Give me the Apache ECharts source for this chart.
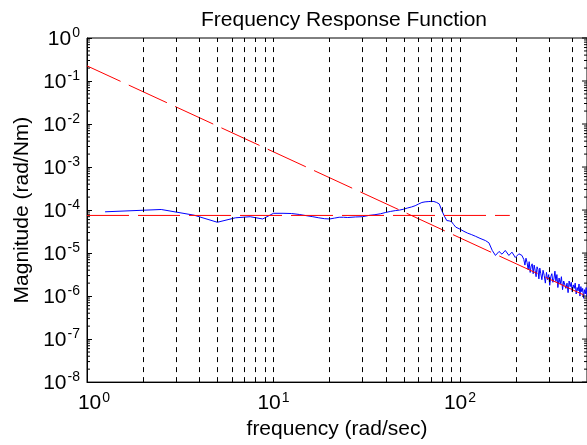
<!DOCTYPE html>
<html><head><meta charset="utf-8">
<script src="https://cdn.jsdelivr.net/npm/echarts@6/dist/echarts.min.js"></script>
<style>html,body{margin:0;padding:0;background:#fff}#c{width:587px;height:445px}</style>
</head><body><div id="c"></div>
<script>
const chartTitle = 'Frequency Response Function';
const xName = 'frequency (rad/sec)';
const yName = 'Magnitude (rad/Nm)';
const xMin = 1, xMax = 480;
const yMin = 1e-8, yMax = 1;
const gridFreqs = [2,3,4,5,6,7,8,9,10,20,30,40,50,60,70,80,90,100,200,300,400];

// measured FRF (blue)
const frfFreq = [1.25,2.5,3.75,5,6.25,7.5,8.75,10,11.25,12.5,13.75,15,16.25,17.5,18.75,20,21.25,22.5,23.75,25,27.5,30,32.5,35,37.5,40,42.5,45,47.5,50,52.5,55,57.5,60,62.5,65,67.5,70,72.5,75,77.5,80,82.5,85,87.5,90,92.5,95,100,105,110,115,121,128,137,143,149,155,162,168,175,183,190,198,207,215,
  220,223,226,229,232,235,238,241,244,247,250,253,256,259,262,265,268,271,275,279,283,287,291,295,299,303,307,311,315,319,323,327,331,335,340,345,350,355,360,365,370,375,380,385,390,395,400,405,410,415,420,425,430,435,440,445,450,455,460,465,470,475,480];
const frfMag  = [9.1e-5,1.03e-4,7.6e-5,5.2e-5,6.6e-5,7.0e-5,6.2e-5,8.4e-5,8.4e-5,8.3e-5,7.9e-5,7.4e-5,7.0e-5,6.6e-5,6.3e-5,6.2e-5,6.5e-5,6.8e-5,6.8e-5,6.7e-5,6.9e-5,7.0e-5,7.5e-5,7.8e-5,8.2e-5,8.8e-5,9.3e-5,9.7e-5,1.0e-4,1.05e-4,1.12e-4,1.18e-4,1.26e-4,1.38e-4,1.5e-4,1.55e-4,1.57e-4,1.59e-4,1.58e-4,1.5e-4,1.38e-4,9.6e-5,7.2e-5,5.7e-5,5.6e-5,5.4e-5,4.6e-5,4.0e-5,3.6e-5,3.2e-5,2.9e-5,2.7e-5,2.46e-5,2.2e-5,1.95e-5,1.73e-5,1.15e-5,8.8e-6,1.09e-5,9.4e-6,1.15e-5,8.8e-6,1.05e-5,7.9e-6,9.6e-6,8.8e-6,
  7.08e-6,5.25e-6,7.59e-6,6.03e-6,4.17e-6,6.31e-6,3.55e-6,5.01e-6,5.62e-6,3.31e-6,5.25e-6,3.98e-6,2.82e-6,4.79e-6,4.17e-6,2.51e-6,4.47e-6,3.39e-6,2.40e-6,3.98e-6,3.02e-6,2.0e-6,3.55e-6,2.40e-6,3.16e-6,1.78e-6,2.82e-6,3.31e-6,2.09e-6,2.51e-6,3.80e-6,2.19e-6,3.16e-6,1.58e-6,2.63e-6,1.91e-6,2.82e-6,1.41e-6,2.24e-6,2.40e-6,1.51e-6,2.0e-6,1.20e-6,2.24e-6,1.66e-6,2.09e-6,1.26e-6,1.82e-6,1.51e-6,2.0e-6,1.12e-6,1.58e-6,1.32e-6,1.91e-6,1.0e-6,1.66e-6,1.26e-6,1.51e-6,8.9e-7,1.41e-6,1.12e-6,1.58e-6,9.5e-7];

// stiffness line (red, horizontal) and mass line (red, slope -2)
const stiffFreq = [1, 185];
const stiffMag  = [7.5e-5, 7.5e-5];
const massFreq  = [1, 480];
const massMag   = [2.25e-1, 9.8e-7];

const FONT = 'Liberation Sans, Arial, Helvetica, sans-serif';

// log minor tick positions for the y axis
const yMinor = [];
for (let e = -8; e < 0; e++) for (let m = 2; m <= 9; m++) yMinor.push(m * Math.pow(10, e));
const yMajor = [];
for (let e = -8; e <= 0; e++) yMajor.push(Math.pow(10, e));

function powLabel(v) {
  const e = Math.log10(v);
  const r = Math.round(e);
  if (Math.abs(e - r) > 1e-6) return '';
  return '{b|10}{s|' + r + '}';
}
function xLabel(v) {
  const e = Math.log10(v);
  const r = Math.round(e);
  if (Math.abs(e - r) > 1e-6) return '';
  return (r === 0 ? '{p|}' : '') + '{b|10}{s|' + r + '}';
}
const rich = {
  b: {fontSize: 21, fontFamily: FONT, color: '#000', lineHeight: 23, verticalAlign: 'bottom'},
  s: {fontSize: 14, fontFamily: FONT, color: '#000', lineHeight: 14, verticalAlign: 'top', padding: [0,0,0,1]},
  p: {width: 14, lineHeight: 14}
};

const chart = echarts.init(document.getElementById('c'), null, {renderer: 'canvas'});
chart.setOption({
  animation: false,
  backgroundColor: '#fff',
  title: {
    text: chartTitle, left: 339, top: 5, textAlign: 'center',
    textStyle: {fontSize: 21, fontWeight: 'normal', color: '#000', fontFamily: FONT}
  },
  grid: {left: 87, top: 38, right: -1, bottom: 61, show: true, borderColor: '#000', borderWidth: 1},
  xAxis: {
    type: 'log', logBase: 10, min: xMin, max: xMax,
    name: xName, nameLocation: 'middle', nameGap: 36,
    nameTextStyle: {fontSize: 21, fontFamily: FONT, color: '#000'},
    axisLine: {lineStyle: {color: '#000', width: 1}},
    axisTick: {show: false},
    splitLine: {show: false},
    axisLabel: {formatter: xLabel, rich: rich, margin: 9, showMaxLabel: false}
  },
  yAxis: {
    type: 'log', logBase: 10, min: yMin, max: yMax, interval: 1,
    name: yName, nameLocation: 'middle', nameGap: 52,
    nameTextStyle: {fontSize: 21, fontFamily: FONT, color: '#000'},
    axisLine: {lineStyle: {color: '#000', width: 1}},
    axisTick: {show: true, inside: true, length: 5, lineStyle: {color: '#000'}},
    splitLine: {show: false},
    axisLabel: {formatter: powLabel, rich: rich, margin: 7}
  },
  series: [
    {
      type: 'line', name: 'frf', data: frfFreq.map((f, i) => [f, frfMag[i]]),
      symbol: 'none', lineStyle: {color: '#0000ff', width: 1}, z: 3,
      markLine: {
        silent: true, symbol: 'none', label: {show: false},
        lineStyle: {color: '#000', width: 1, type: [5, 5]},
        data: gridFreqs.map(f => ({xAxis: f}))
      }
    },
    {
      type: 'line', name: 'stiff', data: stiffFreq.map((f, i) => [f, stiffMag[i]]),
      symbol: 'none', lineStyle: {color: '#ff0000', width: 1, type: [42, 9]}, z: 4
    },
    {
      type: 'line', name: 'mass', data: massFreq.map((f, i) => [f, massMag[i]]),
      symbol: 'none', lineStyle: {color: '#ff0000', width: 1, type: [42, 9], dashOffset: 5}, z: 4
    },
    {
      type: 'custom', name: 'ticks', silent: true, z: 5,
      data: yMinor.map(v => [v, 3]).concat(yMajor.map(v => [v, 5])),
      renderItem: function (params, api) {
        const v = api.value(0), len = api.value(1);
        const pR = api.coord([xMax, v]);
        const pL = api.coord([xMin, v]);
        return {type: 'group', children: [
          {type: 'line', shape: {x1: pL[0], y1: pL[1], x2: pL[0] + (len === 3 ? 3 : 0), y2: pL[1]}, style: {stroke: '#000', lineWidth: 1}},
          {type: 'line', shape: {x1: pR[0] - len, y1: pR[1], x2: pR[0], y2: pR[1]}, style: {stroke: '#000', lineWidth: 1}}
        ]};
      },
      encode: {x: -1, y: 0}
    }
  ]
});
</script></body></html>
────────
Prompt: Transcribe the material exactly, keeping every word and none of the pictures.

Output:
Give me the Apache ECharts source for this chart.
<!DOCTYPE html>
<html><head><meta charset="utf-8">
<script src="https://cdn.jsdelivr.net/npm/echarts@6/dist/echarts.min.js"></script>
<style>html,body{margin:0;padding:0;background:#fff}#c{width:587px;height:445px}</style>
</head><body><div id="c"></div>
<script>
const chartTitle = 'Frequency Response Function';
const xName = 'frequency (rad/sec)';
const yName = 'Magnitude (rad/Nm)';
const xMin = 1, xMax = 480;
const yMin = 1e-8, yMax = 1;
const gridFreqs = [2,3,4,5,6,7,8,9,10,20,30,40,50,60,70,80,90,100,200,300,400];

// measured FRF (blue)
const frfFreq = [1.25,2.5,3.75,5,6.25,7.5,8.75,10,11.25,12.5,13.75,15,16.25,17.5,18.75,20,21.25,22.5,23.75,25,27.5,30,32.5,35,37.5,40,42.5,45,47.5,50,52.5,55,57.5,60,62.5,65,67.5,70,72.5,75,77.5,80,82.5,85,87.5,90,92.5,95,100,105,110,115,121,128,137,143,149,155,162,168,175,183,190,198,207,215,
  220,223,226,229,232,235,238,241,244,247,250,253,256,259,262,265,268,271,275,279,283,287,291,295,299,303,307,311,315,319,323,327,331,335,340,345,350,355,360,365,370,375,380,385,390,395,400,405,410,415,420,425,430,435,440,445,450,455,460,465,470,475,480];
const frfMag  = [9.1e-5,1.03e-4,7.6e-5,5.2e-5,6.6e-5,7.0e-5,6.2e-5,8.4e-5,8.4e-5,8.3e-5,7.9e-5,7.4e-5,7.0e-5,6.6e-5,6.3e-5,6.2e-5,6.5e-5,6.8e-5,6.8e-5,6.7e-5,6.9e-5,7.0e-5,7.5e-5,7.8e-5,8.2e-5,8.8e-5,9.3e-5,9.7e-5,1.0e-4,1.05e-4,1.12e-4,1.18e-4,1.26e-4,1.38e-4,1.5e-4,1.55e-4,1.57e-4,1.59e-4,1.58e-4,1.5e-4,1.38e-4,9.6e-5,7.2e-5,5.7e-5,5.6e-5,5.4e-5,4.6e-5,4.0e-5,3.6e-5,3.2e-5,2.9e-5,2.7e-5,2.46e-5,2.2e-5,1.95e-5,1.73e-5,1.15e-5,8.8e-6,1.09e-5,9.4e-6,1.15e-5,8.8e-6,1.05e-5,7.9e-6,9.6e-6,8.8e-6,
  7.08e-6,5.25e-6,7.59e-6,6.03e-6,4.17e-6,6.31e-6,3.55e-6,5.01e-6,5.62e-6,3.31e-6,5.25e-6,3.98e-6,2.82e-6,4.79e-6,4.17e-6,2.51e-6,4.47e-6,3.39e-6,2.40e-6,3.98e-6,3.02e-6,2.0e-6,3.55e-6,2.40e-6,3.16e-6,1.78e-6,2.82e-6,3.31e-6,2.09e-6,2.51e-6,3.80e-6,2.19e-6,3.16e-6,1.58e-6,2.63e-6,1.91e-6,2.82e-6,1.41e-6,2.24e-6,2.40e-6,1.51e-6,2.0e-6,1.20e-6,2.24e-6,1.66e-6,2.09e-6,1.26e-6,1.82e-6,1.51e-6,2.0e-6,1.12e-6,1.58e-6,1.32e-6,1.91e-6,1.0e-6,1.66e-6,1.26e-6,1.51e-6,8.9e-7,1.41e-6,1.12e-6,1.58e-6,9.5e-7];

// stiffness line (red, horizontal) and mass line (red, slope -2)
const stiffFreq = [1, 185];
const stiffMag  = [7.5e-5, 7.5e-5];
const massFreq  = [1, 480];
const massMag   = [2.25e-1, 9.8e-7];

const FONT = 'Liberation Sans, Arial, Helvetica, sans-serif';

// log minor tick positions for the y axis
const yMinor = [];
for (let e = -8; e < 0; e++) for (let m = 2; m <= 9; m++) yMinor.push(m * Math.pow(10, e));
const yMajor = [];
for (let e = -8; e <= 0; e++) yMajor.push(Math.pow(10, e));

function powLabel(v) {
  const e = Math.log10(v);
  const r = Math.round(e);
  if (Math.abs(e - r) > 1e-6) return '';
  return '{b|10}{s|' + r + '}';
}
function xLabel(v) {
  const e = Math.log10(v);
  const r = Math.round(e);
  if (Math.abs(e - r) > 1e-6) return '';
  return (r === 0 ? '{p|}' : '') + '{b|10}{s|' + r + '}';
}
const rich = {
  b: {fontSize: 21, fontFamily: FONT, color: '#000', lineHeight: 23, verticalAlign: 'bottom'},
  s: {fontSize: 14, fontFamily: FONT, color: '#000', lineHeight: 14, verticalAlign: 'top', padding: [0,0,0,1]},
  p: {width: 14, lineHeight: 14}
};

const chart = echarts.init(document.getElementById('c'), null, {renderer: 'canvas'});
chart.setOption({
  animation: false,
  backgroundColor: '#fff',
  title: {
    text: chartTitle, left: 339, top: 5, textAlign: 'center',
    textStyle: {fontSize: 21, fontWeight: 'normal', color: '#000', fontFamily: FONT}
  },
  grid: {left: 87, top: 38, right: -1, bottom: 61, show: true, borderColor: '#000', borderWidth: 1},
  xAxis: {
    type: 'log', logBase: 10, min: xMin, max: xMax,
    name: xName, nameLocation: 'middle', nameGap: 36,
    nameTextStyle: {fontSize: 21, fontFamily: FONT, color: '#000'},
    axisLine: {lineStyle: {color: '#000', width: 1}},
    axisTick: {show: false},
    splitLine: {show: false},
    axisLabel: {formatter: xLabel, rich: rich, margin: 9, showMaxLabel: false}
  },
  yAxis: {
    type: 'log', logBase: 10, min: yMin, max: yMax, interval: 1,
    name: yName, nameLocation: 'middle', nameGap: 52,
    nameTextStyle: {fontSize: 21, fontFamily: FONT, color: '#000'},
    axisLine: {lineStyle: {color: '#000', width: 1}},
    axisTick: {show: true, inside: true, length: 5, lineStyle: {color: '#000'}},
    splitLine: {show: false},
    axisLabel: {formatter: powLabel, rich: rich, margin: 7}
  },
  series: [
    {
      type: 'line', name: 'frf', data: frfFreq.map((f, i) => [f, frfMag[i]]),
      symbol: 'none', lineStyle: {color: '#0000ff', width: 1}, z: 3,
      markLine: {
        silent: true, symbol: 'none', label: {show: false},
        lineStyle: {color: '#000', width: 1, type: [5, 5]},
        data: gridFreqs.map(f => ({xAxis: f}))
      }
    },
    {
      type: 'line', name: 'stiff', data: stiffFreq.map((f, i) => [f, stiffMag[i]]),
      symbol: 'none', lineStyle: {color: '#ff0000', width: 1, type: [42, 9]}, z: 4
    },
    {
      type: 'line', name: 'mass', data: massFreq.map((f, i) => [f, massMag[i]]),
      symbol: 'none', lineStyle: {color: '#ff0000', width: 1, type: [42, 9], dashOffset: 5}, z: 4
    },
    {
      type: 'custom', name: 'ticks', silent: true, z: 5,
      data: yMinor.map(v => [v, 3]).concat(yMajor.map(v => [v, 5])),
      renderItem: function (params, api) {
        const v = api.value(0), len = api.value(1);
        const pR = api.coord([xMax, v]);
        const pL = api.coord([xMin, v]);
        return {type: 'group', children: [
          {type: 'line', shape: {x1: pL[0], y1: pL[1], x2: pL[0] + (len === 3 ? 3 : 0), y2: pL[1]}, style: {stroke: '#000', lineWidth: 1}},
          {type: 'line', shape: {x1: pR[0] - len, y1: pR[1], x2: pR[0], y2: pR[1]}, style: {stroke: '#000', lineWidth: 1}}
        ]};
      },
      encode: {x: -1, y: 0}
    }
  ]
});
</script></body></html>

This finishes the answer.